A lot of fiction has the issues with “legacies”, the sense that it’s there because that’s what everyone else in the genre does, and you somehow have to have them. Nearly all points and lives systems in video games for anything other than arcade machines, especially early ones, are “legacies”.
Legacies are not necessarily bad, and from a commercial standpoint they make sense-you don’t want to diverge too much and have a work as alien as the 1996 Ford Taurus. But sometimes legacies feel a little off to me.
I think one of my least favorite legacies in military fiction is the “conference room scenes”. Not the ones where it’s an excuse to infodump-I may not like those, but I can understand them. I’m talking the near-invariably badly done political maneuvering and setup before the action takes place.
And I may be misinterpreting the target audience, but at least I don’t really get anything out of most of this “””intrigue””” (quotes deliberate). It sours the tone of the work to come, takes up too much time, interrupts the plotting, or all of the above. I’d rather prefer trying to develop the characters.
But I must add that this may be more a symptom than a cause. If the overall story is good, I tend to forgive conference room intrigue. If it isn’t, I zoom in on it.
But, thrillers pale in comparison to the genre that has decades of baggage-superhero comics[1]. You have to have a story where characters in 1930s strongman outfits jump around punching dudes. You have the legacy of the Golden Age, and, most importantly, you have the legacy of the Silver Age.
I like the Silver Age. It’s what my family’s comics collection contained. It has a lot of goofy stories that have inspired me. I don’t blame the silver-age writers for what they did. They were laboring under the Comics Code, at the time at its most restrictive. (For instance, the Adam West Batman could and did actually get away with more than what the comics did).
But the way comics steered away from the Silver Age, as the Code loosened, did not work. I don’t know how much of it is the legacy’s internal effects, how much of it was appealing to what had become an insular market thanks to comic book stores, how much of it was the never-changing soap opera world of comics, and how much of it was that you couldn’t take out one part without knocking everything over (metaphorically).
Maybe it was because the Silver Age comics were so light and fluffy that simply doing what other stories had done for thousands of years was viewed as profound in comics. But there’s just too much baggage, and the best symbol lies in one of my favorite characters, Arcade.

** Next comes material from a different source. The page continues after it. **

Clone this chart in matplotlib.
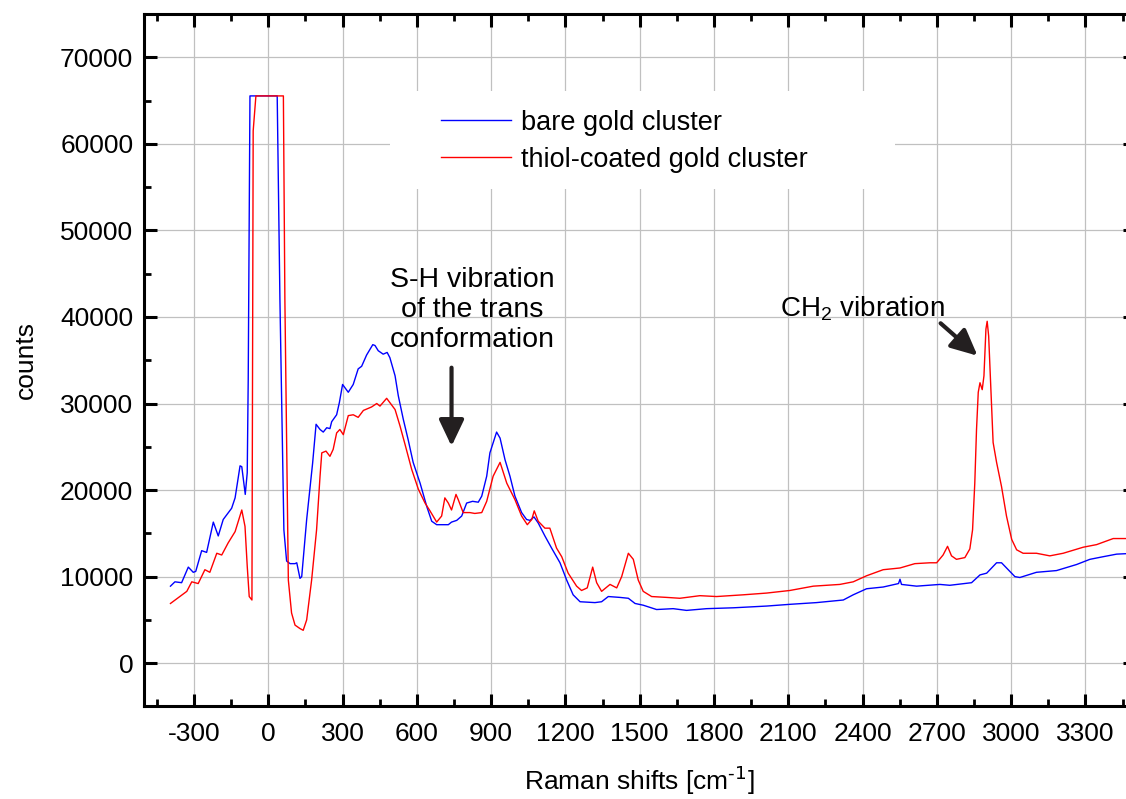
import matplotlib
matplotlib.use("Agg")
import matplotlib.pyplot as plt
from matplotlib.patches import Rectangle
from matplotlib.ticker import MultipleLocator

plt.rcParams['font.family'] = ['Liberation Sans', 'DejaVu Sans']
plt.rcParams['mathtext.default'] = 'regular'
plt.rcParams['axes.unicode_minus'] = False

# Raman spectra (counts vs. shift in cm^-1), detector saturates at 65535
bare_shift = [-395, -377, -350, -323, -303, -293, -269, -249, -222, -202, -182, -148,
              -134, -114, -107, -93, -85, -81, -74, 36, 47, 63, 74, 88, 108, 115, 128,
              135, 155, 179, 193, 209, 222, 236, 249, 256, 276, 287, 300, 323, 343, 363,
              377, 397, 422, 431, 444, 464, 480, 491, 512, 525, 545, 565, 585, 613, 640,
              660, 680, 727, 740, 761, 781, 801, 825, 848, 862, 882, 895, 922, 936, 956,
              976, 996, 1023, 1043, 1057, 1073, 1090, 1117, 1144, 1178, 1205, 1231, 1259,
              1319, 1346, 1373, 1420, 1454, 1481, 1514, 1568, 1635, 1689, 1770, 1878,
              2012, 2106, 2214, 2322, 2362, 2416, 2483, 2545, 2551, 2557, 2618, 2712,
              2752, 2840, 2874, 2901, 2941, 2961, 2988, 3015, 3035, 3102, 3183, 3264,
              3318, 3371, 3426, 3500]
bare_counts = [8900, 9400, 9300, 11100, 10500, 10600, 13000, 12800, 16300, 14700, 16600,
               17900, 19100, 22800, 22700, 19500, 22000, 32800, 65535, 65535, 42000,
               15400, 11800, 11500, 11500, 11600, 9800, 10000, 16600, 23100, 27600,
               27000, 26700, 27200, 27100, 27900, 28700, 30100, 32200, 31300, 32200,
               34000, 34300, 35600, 36800, 36700, 36100, 35700, 35900, 35300, 33200,
               30900, 28200, 25800, 23200, 20800, 18100, 16400, 16000, 16000, 16300,
               16500, 17000, 18500, 18700, 18600, 19300, 21600, 24300, 26700, 26000,
               23500, 21600, 19300, 17400, 16600, 16500, 16900, 16200, 14700, 13300,
               11600, 9600, 7900, 7100, 7000, 7100, 7700, 7600, 7500, 6900, 6700, 6200,
               6300, 6100, 6300, 6400, 6600, 6800, 7000, 7300, 7900, 8600, 8800, 9200,
               9700, 9100, 8900, 9100, 9000, 9300, 10200, 10400, 11600, 11600, 10800,
               10000, 9900, 10500, 10700, 11400, 12000, 12300, 12600, 12700]

coated_shift = [-395, -357, -329, -309, -283, -256, -236, -208, -188, -162, -134, -107,
                -94, -85, -77, -66, -61, -50, 61, 67, 81, 94, 108, 128, 141, 155, 175,
                195, 209, 216, 233, 249, 262, 276, 289, 303, 323, 343, 363, 384, 417,
                438, 451, 478, 491, 512, 532, 552, 579, 606, 633, 653, 680, 700, 713,
                727, 740, 758, 767, 787, 814, 834, 862, 882, 908, 936, 963, 996, 1023,
                1046, 1064, 1074, 1090, 1117, 1137, 1164, 1185, 1211, 1245, 1265, 1288,
                1310, 1326, 1346, 1380, 1407, 1427, 1454, 1474, 1494, 1514, 1548, 1609,
                1662, 1743, 1810, 1918, 2012, 2106, 2201, 2308, 2362, 2416, 2483, 2551,
                2611, 2672, 2699, 2725, 2743, 2759, 2779, 2813, 2833, 2844, 2853, 2860,
                2867, 2874, 2883, 2890, 2898, 2903, 2909, 2917, 2927, 2941, 2961, 2981,
                3002, 3022, 3048, 3102, 3156, 3210, 3291, 3345, 3412, 3500]
coated_counts = [6900, 7700, 8300, 9400, 9200, 10800, 10500, 12700, 12500, 13900, 15200,
                 17700, 15800, 11200, 7700, 7300, 61500, 65535, 65535, 42000, 9600, 5800,
                 4400, 4000, 3800, 5000, 9600, 15400, 21600, 24300, 24500, 23900, 24700,
                 26600, 27000, 26400, 28600, 28700, 28400, 29200, 29600, 30000, 29700,
                 30600, 30100, 29300, 27400, 25300, 22400, 20100, 18500, 17600, 16300,
                 17000, 19100, 18500, 17700, 19500, 18900, 17400, 17400, 17300, 17400,
                 18700, 21600, 23200, 20800, 18900, 17000, 16000, 16600, 17600, 16400,
                 15600, 15600, 13300, 12300, 10400, 8900, 8400, 8700, 11100, 9300, 8300,
                 9100, 8700, 10000, 12700, 12000, 9600, 8300, 7700, 7600, 7500, 7800,
                 7700, 7900, 8100, 8400, 8900, 9100, 9400, 10100, 10800, 11000, 11500,
                 11600, 11600, 12500, 13500, 12400, 12000, 12200, 13200, 15400, 20800,
                 27000, 31300, 32400, 31600, 33200, 38600, 39500, 37800, 32400, 25500,
                 23200, 20400, 17000, 14300, 13100, 12700, 12700, 12400, 12700, 13400,
                 13700, 14400, 14400]

series_labels = ['bare gold cluster', 'thiol-coated gold cluster']

fig = plt.figure(figsize=(11.26, 7.99), dpi=100)
ax = fig.add_axes([0.1283, 0.1158, 0.8797, 0.8667])

ax.plot(bare_shift, bare_counts, color='#0000ff', lw=1.0, label=series_labels[0], zorder=3)
ax.plot(coated_shift, coated_counts, color='#ff0000', lw=1.0, label=series_labels[1], zorder=3)

ax.set_xlim(-500, 3500)
ax.set_ylim(-5000, 75000)
ax.xaxis.set_major_locator(MultipleLocator(300))
ax.xaxis.set_minor_locator(MultipleLocator(150))
ax.yaxis.set_major_locator(MultipleLocator(10000))
ax.yaxis.set_minor_locator(MultipleLocator(5000))
ax.set_yticks(range(0, 70001, 10000))

ax.grid(True, which='major', color='#c0c0c0', lw=0.9, zorder=1)
for s in ax.spines.values():
    s.set_linewidth(2.2)
ax.tick_params(which='both', direction='in', top=True, right=True, labelsize=19)
ax.tick_params(which='major', length=9, width=2.2)
ax.tick_params(axis='x', which='major', pad=11)
ax.tick_params(axis='y', which='major', pad=8)
ax.tick_params(which='minor', length=5, width=2.0)

ax.set_xlabel(r'Raman shifts [cm$^{\text{-1}}$]', fontsize=19, labelpad=13)
ax.set_ylabel('counts', fontsize=19, labelpad=16)

# white panel behind the legend
ax.add_patch(Rectangle((0.2479, 0.7473), 0.5098, 0.1415, transform=ax.transAxes,
                       facecolor='white', edgecolor='none', zorder=2))
ax.legend(loc='upper left', bbox_to_anchor=(0.2993, 0.862), frameon=False,
          fontsize=19.5, borderpad=0, borderaxespad=0, handlelength=2.6,
          handletextpad=0.35, labelspacing=0.42)

arrow_kw = dict(arrowstyle='-|>,head_length=0.8,head_width=0.38', lw=3.0,
                color='#231f20', mutation_scale=20, shrinkA=0, shrinkB=0)
ax.annotate('', xy=(740, 25070), xytext=(740, 34140), arrowprops=arrow_kw)
ax.text(825, 40800, 'S-H vibration\nof the trans\nconformation', fontsize=20.5,
        ha='center', va='center', multialignment='center', linespacing=1.2)

ax.annotate('', xy=(2864, 35520), xytext=(2715, 39270), arrowprops=arrow_kw)
ax.text(2400, 41000, 'CH$_2$ vibration', fontsize=20, ha='center', va='center')

fig.savefig('out.png', dpi=100)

I like Arcade as an anachronistic Silver Age villain. But in any superhero story that wants to be slightly realistic or have a slight amount of sense, he cannot exist. And characters like him weigh down everything. You can’t make a serious statement when your villain group has a Silver Age name. It’s harder to show true drama when you’re in an outfit that was viewed as out of date in the 1960s.
But adaptations take a cutting torch to the legacies. Notice that Arcade has not appeared in any X-Men movies[2]. Notice how changed the costumes are. Notice how even with a ton of movies and cartoons, the least deserving (tend to) stay behind. So legacies can be overcome.
[1]I’m referring to mainline Big Two, stuff like Watchmen or even Worm which is more tightly plotted is different.
[2]Though I think he would fit in a Deadpool film, simply because that’s knowingly ridiculous.